以上をまとめると、短期の試行や情報収集には駐在員事務所、本格的な事業には現地法人、親会社の特殊な利点を活かすなら支店という使い分けになります。多くの日本企業はまず駐在員事務所から始め、現地の感触を掴んだら現地法人を設立するパターンを辿ります。あるいは初めから現地法人を設立し、ビジネスのスタートダッシュを図るケースもあります。また、一旦支店として進出し、その後現地法人に組織転換することも不可能ではありませんが、銀行口座を切り替えたり就労ビザを取り直したりと煩雑になるため、最初から形態選択は慎重に行うのが望ましいです。

5. まとめとアドバイス

シンガポールでの事業拠点設立について、支店現地法人駐在員事務所の特徴を見てきました。最後にポイントを整理し、成功する進出のためのアドバイスを述べます。

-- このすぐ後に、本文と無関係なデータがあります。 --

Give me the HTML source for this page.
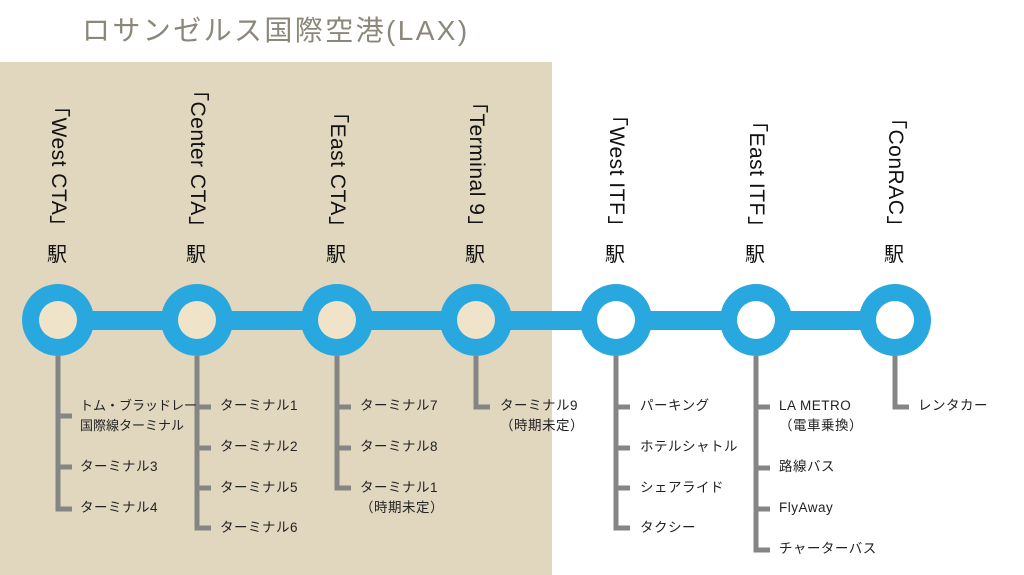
<!DOCTYPE html>
<html><head><meta charset="utf-8"><style>
body{margin:0;width:1024px;height:575px;position:relative;background:#fff;overflow:hidden;font-family:"Liberation Sans","Noto Sans CJK JP",sans-serif;}
.bg{position:absolute;left:0;top:62px;width:552px;height:513px;background:#e1d7bf;}
.title{position:absolute;left:82px;top:9px;font-size:28px;color:#8b877b;letter-spacing:2.4px;white-space:nowrap;}
.v{position:absolute;bottom:338px;writing-mode:vertical-rl;font-size:21px;color:#111;white-space:nowrap;line-height:24px;letter-spacing:0.5px;}
.eki{position:absolute;top:238px;font-size:20px;color:#111;}
.t{position:absolute;font-size:13.5px;color:#222;line-height:20px;white-space:nowrap;letter-spacing:0.5px;}
</style></head><body>
<div class="bg"></div>
<div class="title">ロサンゼルス国際空港(LAX)</div>
<svg width="1024" height="575" style="position:absolute;left:0;top:0">
<rect x="58" y="311" width="837" height="19" fill="#29a7df"/>
<g fill="#29a7df">
<circle cx="58" cy="320" r="36"/><circle cx="197" cy="320" r="36"/><circle cx="337" cy="320" r="36"/><circle cx="476" cy="320" r="36"/><circle cx="616" cy="320" r="36"/><circle cx="756" cy="320" r="36"/><circle cx="895" cy="320" r="36"/>
</g>
<g fill="#efe4c9"><circle cx="58" cy="320" r="19"/><circle cx="197" cy="320" r="19"/><circle cx="337" cy="320" r="19"/><circle cx="476" cy="320" r="19"/></g>
<g fill="#fff"><circle cx="616" cy="320" r="19"/><circle cx="756" cy="320" r="19"/><circle cx="895" cy="320" r="19"/></g>
<g stroke="#858585" stroke-width="5" fill="none">
<path d="M58 356V509H72M58 416H72M58 467H72"/>
<path d="M197 356V528H211M197 407H211M197 448H211M197 488H211"/>
<path d="M337 356V488H351M337 407H351M337 448H351"/>
<path d="M476 356V407H490"/>
<path d="M616 356V528H630M616 407H630M616 448H630M616 488H630"/>
<path d="M756 356V550H770M756 407H770M756 468H770M756 509H770"/>
<path d="M895 356V407H909"/>
</g>
</svg>
<div class="v" style="left:46px">「West CTA」</div>
<div class="v" style="left:185px">「Center CTA」</div>
<div class="v" style="left:325px">「East CTA」</div>
<div class="v" style="left:464px">「Terminal 9」</div>
<div class="v" style="left:604px">「West ITF」</div>
<div class="v" style="left:744px">「East ITF」</div>
<div class="v" style="left:883px">「ConRAC」</div>
<div class="eki" style="left:47px">駅</div><div class="eki" style="left:186px">駅</div><div class="eki" style="left:326px">駅</div><div class="eki" style="left:465px">駅</div><div class="eki" style="left:605px">駅</div><div class="eki" style="left:745px">駅</div><div class="eki" style="left:884px">駅</div>
<div class="t" style="left:80px;top:396px;font-size:13px;letter-spacing:0">トム・ブラッドレー<br>国際線ターミナル</div>
<div class="t" style="left:80px;top:457px">ターミナル3</div>
<div class="t" style="left:80px;top:498px">ターミナル4</div>
<div class="t" style="left:220px;top:396px">ターミナル1</div>
<div class="t" style="left:220px;top:437px">ターミナル2</div>
<div class="t" style="left:220px;top:478px">ターミナル5</div>
<div class="t" style="left:220px;top:518px">ターミナル6</div>
<div class="t" style="left:360px;top:396px">ターミナル7</div>
<div class="t" style="left:360px;top:437px">ターミナル8</div>
<div class="t" style="left:360px;top:478px">ターミナル1<br>（時期未定）</div>
<div class="t" style="left:500px;top:396px">ターミナル9<br>（時期未定）</div>
<div class="t" style="left:640px;top:396px">パーキング</div>
<div class="t" style="left:640px;top:437px">ホテルシャトル</div>
<div class="t" style="left:640px;top:478px">シェアライド</div>
<div class="t" style="left:640px;top:518px">タクシー</div>
<div class="t" style="left:779px;top:396px">LA METRO<br>（電車乗換）</div>
<div class="t" style="left:779px;top:457px">路線バス</div>
<div class="t" style="left:779px;top:498px">FlyAway</div>
<div class="t" style="left:779px;top:539px">チャーターバス</div>
<div class="t" style="left:918px;top:396px">レンタカー</div>
</body></html>
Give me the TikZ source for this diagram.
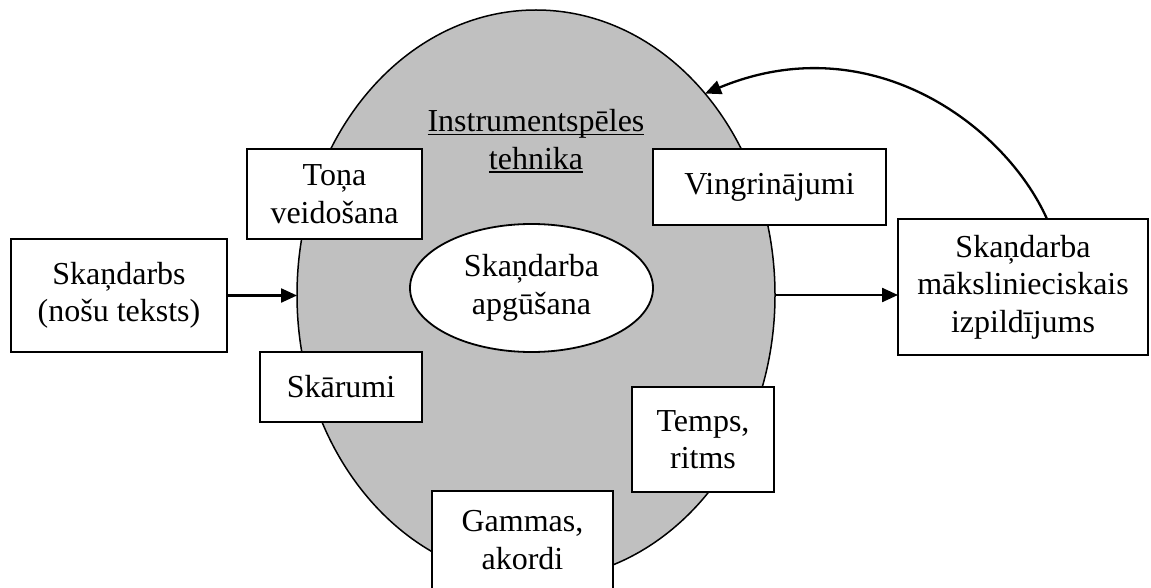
\documentclass[tikz,border=0pt]{standalone}
\usepackage{fontspec}
\setmainfont{Liberation Serif}
\usetikzlibrary{shapes.geometric,arrows.meta}
\definecolor{techgray}{RGB}{192,192,192}
% underline drawn close to the baseline, crossing descenders
\newcommand\undl[1]{\setbox0\hbox{#1}\rlap{\rule[-3.5pt]{\wd0}{1.6pt}}\box0}

\begin{document}
\begin{tikzpicture}[x=1pt,y=-1pt,
  every node/.style={font=\fontsize{32}{37.5}\selectfont},
  box/.style={draw, line width=1.9pt, fill=white, align=center, inner sep=0pt, outer sep=0pt},
  oval/.style={ellipse, draw, inner sep=0pt, outer sep=0pt, align=center},
  flow/.style={line width=2.3pt, -{Triangle[length=16pt,width=14pt]}},
]
\useasboundingbox (0,0) rectangle (1151,588);

% technique area and the central learning stage
\node[oval, line width=1.5pt, fill=techgray, minimum width=478pt, minimum height=570pt] (tech) at (536,295) {};
\node[oval, line width=1.8pt, fill=white, minimum width=243pt, minimum height=128pt] (learn) at (531.5,288) {Skaņdarba\\apgūšana};
\node[align=center] (techlabel) at (536,141) {\undl{Instrumentspēles}\\\undl{tehnika}};

% technique components
\node[box, minimum width=175pt, minimum height=90pt] (tone) at (334.5,194) {Toņa\\veidošana};
\node[box, minimum width=233pt, minimum height=76pt] (exer) at (769.5,187) {Vingrinājumi};
\node[box, minimum width=162pt, minimum height=70pt] (touch) at (341,387) {Skārumi};
\node[box, minimum width=142pt, minimum height=105pt] (tempo) at (703,439.5) {Temps,\\ritms};
\node[box, minimum width=181pt, minimum height=98pt] (scales) at (522.5,540) {Gammas,\\akordi};

% input and result
\node[box, minimum width=216pt, minimum height=113pt] (score) at (119,295.5) {Skaņdarbs\\(nošu teksts)};
\node[box, minimum width=250pt, minimum height=136pt] (perf) at (1023,287) {Skaņdarba\\mākslinieciskais\\izpildījums};

% connectors
\draw[flow] (score.east) -- (score.east -| tech.west);
\draw[flow] (tech.east) -- (tech.east -| perf.west);
\coordinate (loopstart) at ([xshift=24pt]perf.north);
\draw[flow] (loopstart) .. controls (1005,125) and (870,25) .. (tech.50);
\end{tikzpicture}
\end{document}
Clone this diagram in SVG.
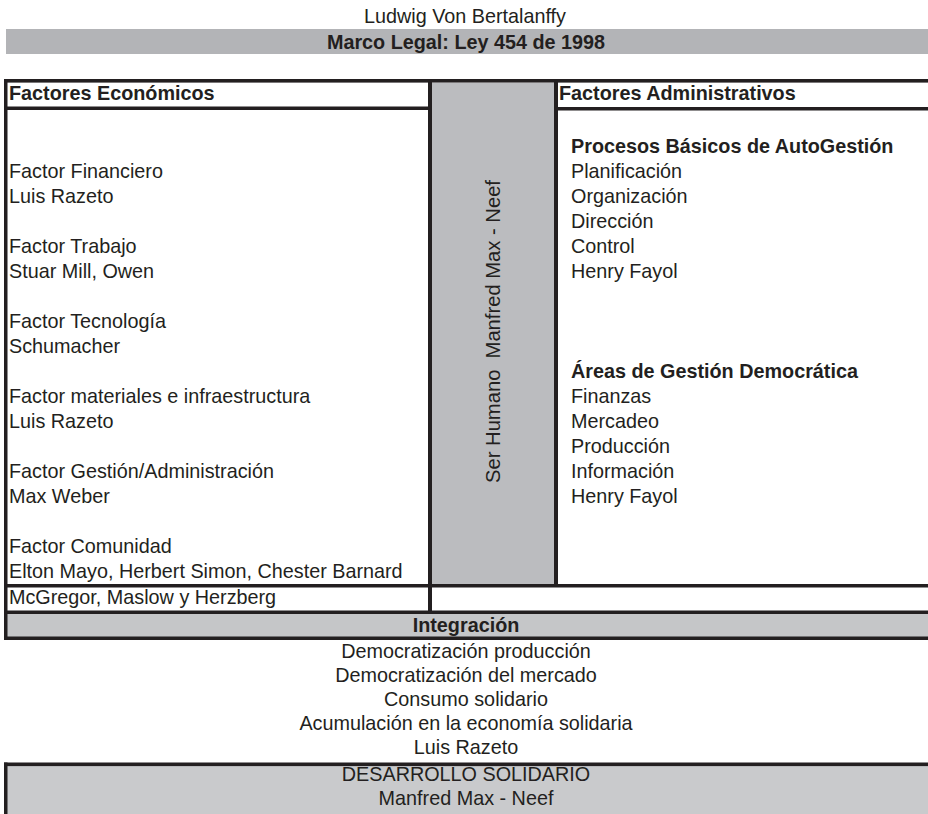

  • 支店は本社の延長として活動できる形態で、本社のブランド力や資金力を前面に出したい場合に有効です。しかし親会社へのリスク波及や税務上の非効率を招くため、特別な理由がない限り日系企業の一般的な選択肢とは言えません。選ぶ場合は、本社と一蓮托生になる覚悟と、本社側での管理体制強化が必要です。
  • 現地法人(子会社)は、シンガポール進出の王道パターンです。独立した会社として現地で信用を築きやすく、事業展開の自由度も高いため、長期的に見て最も柔軟で安定した形態です。初期費用や管理コストはかかるものの、シンガポールのビジネス環境(安定した法制度・低税率)をフルに活用できます。多くの日本企業にとって最善の選択肢は現地法人設立であり、実際その例が圧倒的多数です。
  • 駐在員事務所は、まずマーケットテストしたい場合の一時的手段として有用です。低コスト・低リスクで海外拠点を持てますが、ビジネスは開始できないため、成果が出たら速やかに次の段階(法人化)に移行する計画を持ちましょう。ずるずると調査だけを続けるのは得策ではなく、3年程度を目処に本格展開か撤退かを判断する必要があります。

アドバイス: シンガポール進出にあたり重要なのは、初期段階で自社の目的や計画に合致した形態を選ぶことです。途中で形態を変更することも可能ですが、例えば「最初支店→後で現地法人へ変更」といった場合、銀行口座を再度開設したり許認可を取り直したりと手間が増えます。できるだけ最初の設立形態で将来まで見据えた運用ができるよう、入念に検討しましょう。各形態のメリット・デメリットを踏まえ、自社のビジネスモデル・リスク許容度・投資予算に照らして最適解を選ぶことが肝心です。

また、シンガポールでの会社設立や支店開設は手続き自体は簡便とはいえ、現地の法律や商習慣に精通した専門家のサポートを得るのがおすすめです。信頼できる現地の会計事務所やコンサルティング会社、あるいはJETROなど公的機関を活用し、最新の情報に基づいて進めてください。特に会社設立後の年次報告・税務申告・労務管理などコンプライアンス面は日本とは異なる部分も多いため、プロの助言を受けると安心です。

さいごに

シンガポールの進出にあたって、適切な組織形態を取ることが重要です。

各形態のメリット・デメリットの参考になれば幸いです。